Instruction. Quote from the first line below through the line that contains "fig = plt.figure(figsize=(W", both included, and leave the pictures out.

[Source code of charts]

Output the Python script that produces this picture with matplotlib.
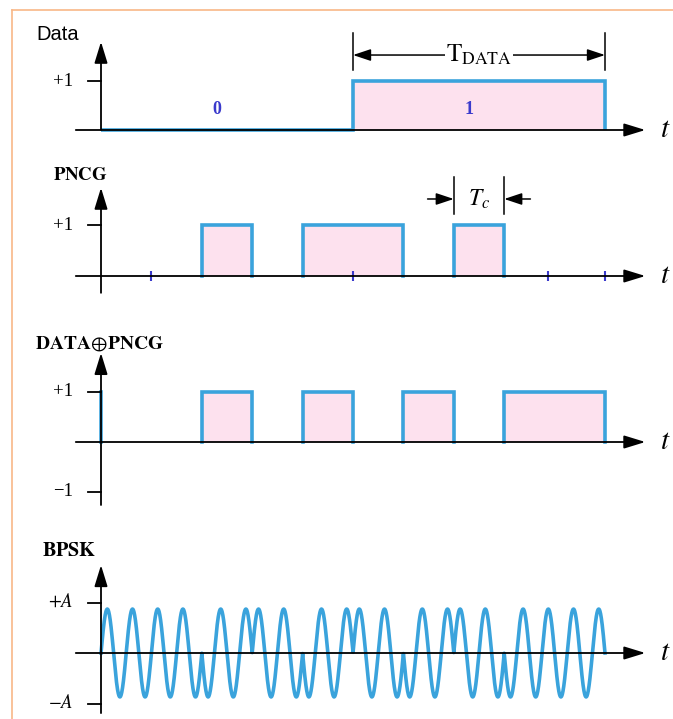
#!/usr/bin/env python
""" DSSS signals: data, PN chip sequence, their XOR and the BPSK waveform """

import numpy as np
import matplotlib
matplotlib.use('Agg')
import matplotlib.pyplot as plt
from matplotlib.lines import Line2D

plt.rcParams.update({'font.family': ['Liberation Serif', 'DejaVu Serif'],
                     'mathtext.fontset': 'stix'})

# data
data_bits = [0, 1]
chips_per_bit = 5
pn_chips = [0, 0, 1, 0, 1, 1, 0, 1, 0, 0]
stray_marks = [1, 5, 8.87, 10]      # small blue marks on the PNCG axis
xor_start_level = 1                  # trace begins at +1 before dropping
carrier_cycles_per_chip = 2
carrier_amp = 0.87

data_chips = np.repeat(data_bits, chips_per_bit)
xor_chips = np.bitwise_xor(data_chips, pn_chips)
edges = np.arange(len(pn_chips) + 1)

BLUE = '#3aa3dc'
PINK = '#fde1ee'
DARK_BLUE = '#3a3acc'

W, H = 673, 719
X0, CHIP = 101, 50.4     # pixel of t=0, pixels per chip

fig = plt.figure(figsize=(W / 100, H / 100), dpi=100)


def panel(top, bottom, base, unit=50):
    ax = fig.add_axes([0, 1 - bottom / H, 1, (bottom - top) / H])
    ax.set_xlim(-X0 / CHIP, (W - X0) / CHIP)
    ax.set_ylim(-(bottom - base) / unit, (base - top) / unit)
    ax.axis('off')
    return ax


def draw_axes(ax, ytop, ybot, ticks):
    arrow = dict(arrowstyle='-|>,head_length=0.65,head_width=0.2',
                 color='black', lw=1.3, shrinkA=0, shrinkB=0, mutation_scale=20)
    ax.annotate('', xy=(10.8, 0), xytext=(-0.5, 0), arrowprops=arrow)
    ax.annotate('', xy=(0, ytop), xytext=(0, ybot), arrowprops=arrow)
    ax.text(11.2, 0, r'$t$', fontsize=21, va='center', ha='center')
    for y, lab in ticks:
        ax.plot([-0.26, 0], [y, y], color='black', lw=1.3)
        ax.text(-0.55, y, lab, fontsize=13.5, va='center', ha='right')


def pulses(ax, chips, outline_low=False):
    ax.fill_between(edges, np.append(chips, chips[-1]), step='post',
                    color=PINK, lw=0)
    if outline_low:
        ax.stairs(chips, edges, color=BLUE, lw=2.6, baseline=0)
        return
    c = list(chips) + [0]
    start = None
    for i, b in enumerate(c):
        if b and start is None:
            start = i
        elif not b and start is not None:
            ax.plot([start, start, i, i], [0, 1, 1, 0], color=BLUE, lw=2.6,
                    solid_joinstyle='miter')
            start = None


def dimension(ax, x1, x2, ybot, ytop, yarr, label, outward):
    ax.plot([x1, x1], [ybot, ytop], color='black', lw=1.1)
    ax.plot([x2, x2], [ybot, ytop], color='black', lw=1.1)
    arrow = dict(arrowstyle='-|>,head_length=0.6,head_width=0.2',
                 color='black', lw=1.1, shrinkA=0, shrinkB=0, mutation_scale=18)
    mid = (x1 + x2) / 2
    if outward:
        ax.annotate('', xy=(x1, yarr), xytext=(mid, yarr), arrowprops=arrow)
        ax.annotate('', xy=(x2, yarr), xytext=(mid, yarr), arrowprops=arrow)
        ax.text(mid, yarr, label, fontsize=18, ha='center', va='center',
                bbox=dict(fc='white', ec='none', pad=1))
    else:
        ax.annotate('', xy=(x1, yarr), xytext=(x1 - 0.52, yarr), arrowprops=arrow)
        ax.annotate('', xy=(x2, yarr), xytext=(x2 + 0.52, yarr), arrowprops=arrow)
        ax.text(mid, yarr, label, fontsize=17, ha='center', va='center')


# Data
ax1 = panel(0, 160, 130, 49)
pulses(ax1, data_chips, outline_low=True)
draw_axes(ax1, 1.8, 0, [(1, '+1')])
for k, b in enumerate(data_bits):
    ax1.text(chips_per_bit * k + 2.3, 0.42, str(b), color=DARK_BLUE,
             fontsize=13, fontweight='bold', ha='center', va='center')
dimension(ax1, 5, 10, 1.22, 1.98, 1.53, r'$\mathrm{T}_{\mathrm{DATA}}$', True)
fig.text(36 / W, 1 - 35 / H, 'Data', family='Liberation Sans', fontsize=14.5,
         va='center', ha='left')

# PNCG
ax2 = panel(160, 320, 276, 51)
pulses(ax2, np.array(pn_chips))
draw_axes(ax2, 1.73, -0.33, [(1, '+1')])
ax2.vlines(stray_marks, -0.1, 0.1, color=DARK_BLUE, lw=1.5)
dimension(ax2, 7, 8, 1.22, 1.94, 1.51, r'$T_c$', False)
fig.text(53 / W, 1 - 175 / H, r'$\mathbf{PNCG}$', fontsize=13.5,
         va='center', ha='left')

# DATA xor PNCG
ax3 = panel(320, 525, 442, 50)
pulses(ax3, xor_chips)
ax3.plot([0, 0], [xor_start_level, 0], color=BLUE, lw=2.6)
draw_axes(ax3, 1.78, -1.26, [(1, '+1'), (-1, '\u22121')])
fig.text(35 / W, 1 - 344 / H, r'$\mathbf{DATA}\!\oplus\!\mathbf{PNCG}$',
         fontsize=14, va='center', ha='left')

# BPSK
ax4 = panel(525, 719, 653, 50.5)
t = np.linspace(0, len(pn_chips), 4000)
idx = np.minimum(t.astype(int), len(pn_chips) - 1)
bpsk = carrier_amp * (1 - 2 * xor_chips[idx]) * np.sin(2 * np.pi * carrier_cycles_per_chip * t)
ax4.plot(t, bpsk, color=BLUE, lw=2.6)
draw_axes(ax4, 1.74, -1.19, [(1, r'$+A$'), (-1, r'$-A$')])
fig.text(42 / W, 1 - 551 / H, r'$\mathbf{BPSK}$', fontsize=14.5,
         va='center', ha='left')

# slide frame
frame = dict(color='#f8b888', lw=1.2, transform=fig.transFigure)
fig.add_artist(Line2D([12 / W, 1], [1 - 10 / H, 1 - 10 / H], **frame))
fig.add_artist(Line2D([12 / W, 12 / W], [0, 1 - 10 / H], **frame))

plt.savefig('out.png', dpi=100)
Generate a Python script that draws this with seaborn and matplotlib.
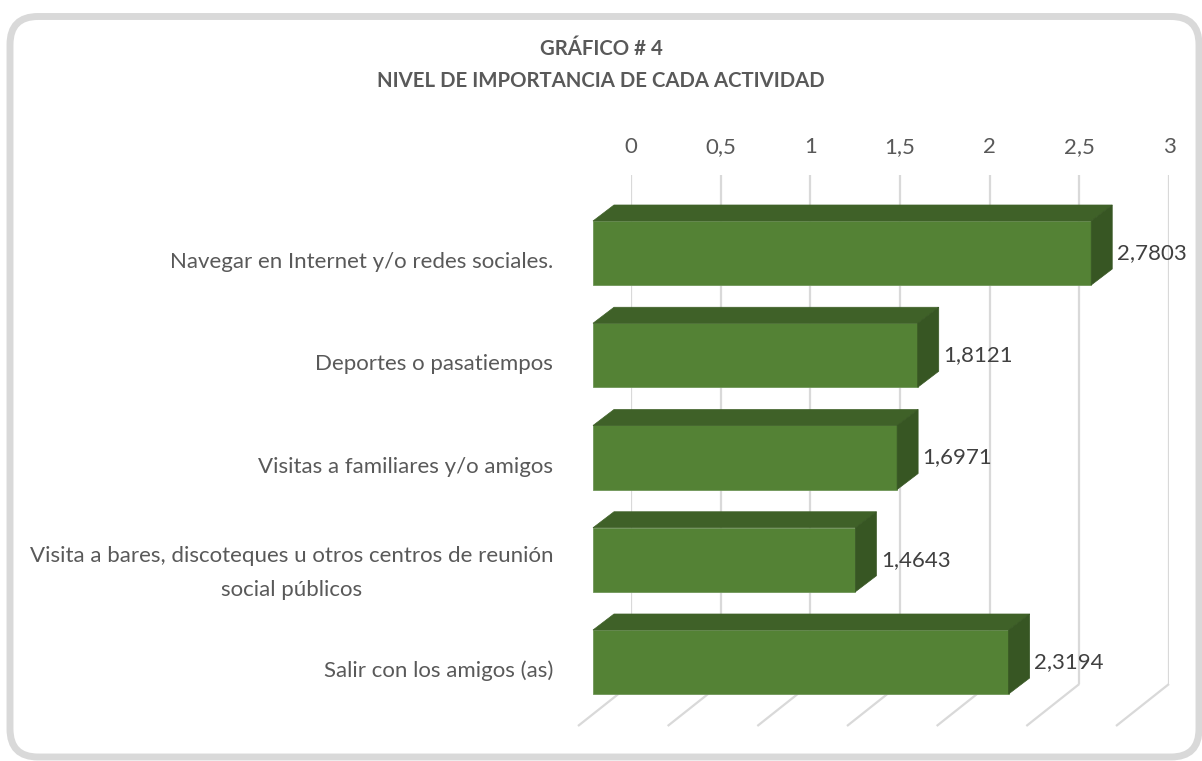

Worked answer.
Output the Python script that produces this picture with matplotlib.
#!/usr/bin/env python
""" DSSS signals: data, PN chip sequence, their XOR and the BPSK waveform """

import numpy as np
import matplotlib
matplotlib.use('Agg')
import matplotlib.pyplot as plt
from matplotlib.lines import Line2D

plt.rcParams.update({'font.family': ['Liberation Serif', 'DejaVu Serif'],
                     'mathtext.fontset': 'stix'})

# data
data_bits = [0, 1]
chips_per_bit = 5
pn_chips = [0, 0, 1, 0, 1, 1, 0, 1, 0, 0]
stray_marks = [1, 5, 8.87, 10]      # small blue marks on the PNCG axis
xor_start_level = 1                  # trace begins at +1 before dropping
carrier_cycles_per_chip = 2
carrier_amp = 0.87

data_chips = np.repeat(data_bits, chips_per_bit)
xor_chips = np.bitwise_xor(data_chips, pn_chips)
edges = np.arange(len(pn_chips) + 1)

BLUE = '#3aa3dc'
PINK = '#fde1ee'
DARK_BLUE = '#3a3acc'

W, H = 673, 719
X0, CHIP = 101, 50.4     # pixel of t=0, pixels per chip

fig = plt.figure(figsize=(W / 100, H / 100), dpi=100)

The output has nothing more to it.